╭──

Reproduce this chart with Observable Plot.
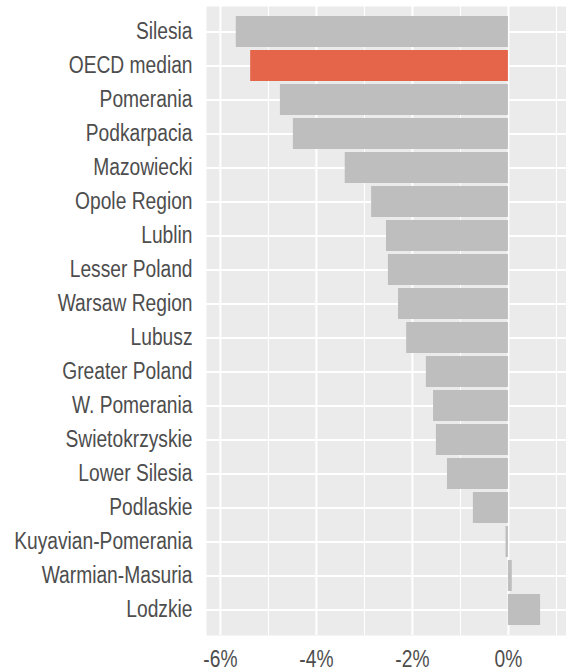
<!DOCTYPE html>
<html>
<head>
<meta charset="utf-8">
<script src="https://cdn.jsdelivr.net/npm/d3@7"></script>
<script src="https://cdn.jsdelivr.net/npm/@observablehq/plot@0.6"></script>
<style>
  html, body { margin: 0; padding: 0; background: #ffffff; }
  #chart svg { display: block; }
</style>
</head>
<body>
<div id="chart"></div>
<script>
const regions = [
  "Silesia", "OECD median", "Pomerania", "Podkarpacia", "Mazowiecki",
  "Opole Region", "Lublin", "Lesser Poland", "Warsaw Region", "Lubusz",
  "Greater Poland", "W. Pomerania", "Swietokrzyskie", "Lower Silesia",
  "Podlaskie", "Kuyavian-Pomerania", "Warmian-Masuria", "Lodzkie"
];
const changes = [
  -5.67, -5.37, -4.75, -4.48, -3.40,
  -2.85, -2.54, -2.50, -2.29, -2.12,
  -1.71, -1.56, -1.50, -1.27,
  -0.73, -0.05, 0.08, 0.67
];
const highlight = "OECD median";
const majorTicks = [-6, -4, -2, 0];
const minorTicks = [-5, -3, -1, 1];

const data = regions.map((r, i) => ({region: r, value: changes[i]}));
const font = "'Liberation Sans', Arial, sans-serif";

const chart = Plot.plot({
  width: 566,
  height: 670,
  marginLeft: 206,
  marginRight: 0,
  marginTop: 6,
  marginBottom: 35,
  style: {fontFamily: font, background: "#ffffff"},
  x: {domain: [-6.29, 1.21], label: null},
  y: {domain: regions, paddingInner: 0.1, paddingOuter: 0.15, label: null},
  marks: [
    Plot.frame({fill: "#ebebeb", stroke: null}),
    Plot.gridX(minorTicks, {stroke: "#ffffff", strokeOpacity: 1, strokeWidth: 1}),
    Plot.gridX(majorTicks, {stroke: "#ffffff", strokeOpacity: 1, strokeWidth: 2}),
    Plot.gridY({stroke: "#ffffff", strokeOpacity: 1, strokeWidth: 2}),
    Plot.barX(data, {
      x: "value",
      y: "region",
      fill: d => d.region === highlight ? "#e5654b" : "#bebebe"
    }),
    Plot.axisY({
      tickSize: 0, tickPadding: 14, fontSize: 23, fill: "#4d4d4d",
      fontFamily: font, label: null
    }),
    Plot.axisX(majorTicks, {
      tickSize: 0, tickPadding: 15, fontSize: 23, fill: "#4d4d4d",
      fontFamily: font, label: null,
      tickFormat: d => `${d}%`
    })
  ]
});
document.getElementById("chart").appendChild(chart);

// condense tick label glyphs horizontally to match the narrow lettering
const sx = 0.835;
chart.querySelectorAll('g[aria-label="y-axis tick label"] text, g[aria-label="x-axis tick label"] text').forEach(t => {
  const w = t.getComputedTextLength();
  if (w > 0) {
    t.setAttribute("textLength", (w * sx).toFixed(2));
    t.setAttribute("lengthAdjust", "spacingAndGlyphs");
  }
});
</script>
</body>
</html>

╰──

Retype each line of the listing above word for word. Exclude the pictures.

#### Solution below
Reproduce this chart with Observable Plot.
<!DOCTYPE html>
<html>
<head>
<meta charset="utf-8">
<script src="https://cdn.jsdelivr.net/npm/d3@7"></script>
<script src="https://cdn.jsdelivr.net/npm/@observablehq/plot@0.6"></script>
<style>
  html, body { margin: 0; padding: 0; background: #ffffff; }
  #chart svg { display: block; }
</style>
</head>
<body>
<div id="chart"></div>
<script>
const regions = [
  "Silesia", "OECD median", "Pomerania", "Podkarpacia", "Mazowiecki",
  "Opole Region", "Lublin", "Lesser Poland", "Warsaw Region", "Lubusz",
  "Greater Poland", "W. Pomerania", "Swietokrzyskie", "Lower Silesia",
  "Podlaskie", "Kuyavian-Pomerania", "Warmian-Masuria", "Lodzkie"
];
const changes = [
  -5.67, -5.37, -4.75, -4.48, -3.40,
  -2.85, -2.54, -2.50, -2.29, -2.12,
  -1.71, -1.56, -1.50, -1.27,
  -0.73, -0.05, 0.08, 0.67
];
const highlight = "OECD median";
const majorTicks = [-6, -4, -2, 0];
const minorTicks = [-5, -3, -1, 1];

const data = regions.map((r, i) => ({region: r, value: changes[i]}));
const font = "'Liberation Sans', Arial, sans-serif";

const chart = Plot.plot({
  width: 566,
  height: 670,
  marginLeft: 206,
  marginRight: 0,
  marginTop: 6,
  marginBottom: 35,
  style: {fontFamily: font, background: "#ffffff"},
  x: {domain: [-6.29, 1.21], label: null},
  y: {domain: regions, paddingInner: 0.1, paddingOuter: 0.15, label: null},
  marks: [
    Plot.frame({fill: "#ebebeb", stroke: null}),
    Plot.gridX(minorTicks, {stroke: "#ffffff", strokeOpacity: 1, strokeWidth: 1}),
    Plot.gridX(majorTicks, {stroke: "#ffffff", strokeOpacity: 1, strokeWidth: 2}),
    Plot.gridY({stroke: "#ffffff", strokeOpacity: 1, strokeWidth: 2}),
    Plot.barX(data, {
      x: "value",
      y: "region",
      fill: d => d.region === highlight ? "#e5654b" : "#bebebe"
    }),
    Plot.axisY({
      tickSize: 0, tickPadding: 14, fontSize: 23, fill: "#4d4d4d",
      fontFamily: font, label: null
    }),
    Plot.axisX(majorTicks, {
      tickSize: 0, tickPadding: 15, fontSize: 23, fill: "#4d4d4d",
      fontFamily: font, label: null,
      tickFormat: d => `${d}%`
    })
  ]
});
document.getElementById("chart").appendChild(chart);

// condense tick label glyphs horizontally to match the narrow lettering
const sx = 0.835;
chart.querySelectorAll('g[aria-label="y-axis tick label"] text, g[aria-label="x-axis tick label"] text').forEach(t => {
  const w = t.getComputedTextLength();
  if (w > 0) {
    t.setAttribute("textLength", (w * sx).toFixed(2));
    t.setAttribute("lengthAdjust", "spacingAndGlyphs");
  }
});
</script>
</body>
</html>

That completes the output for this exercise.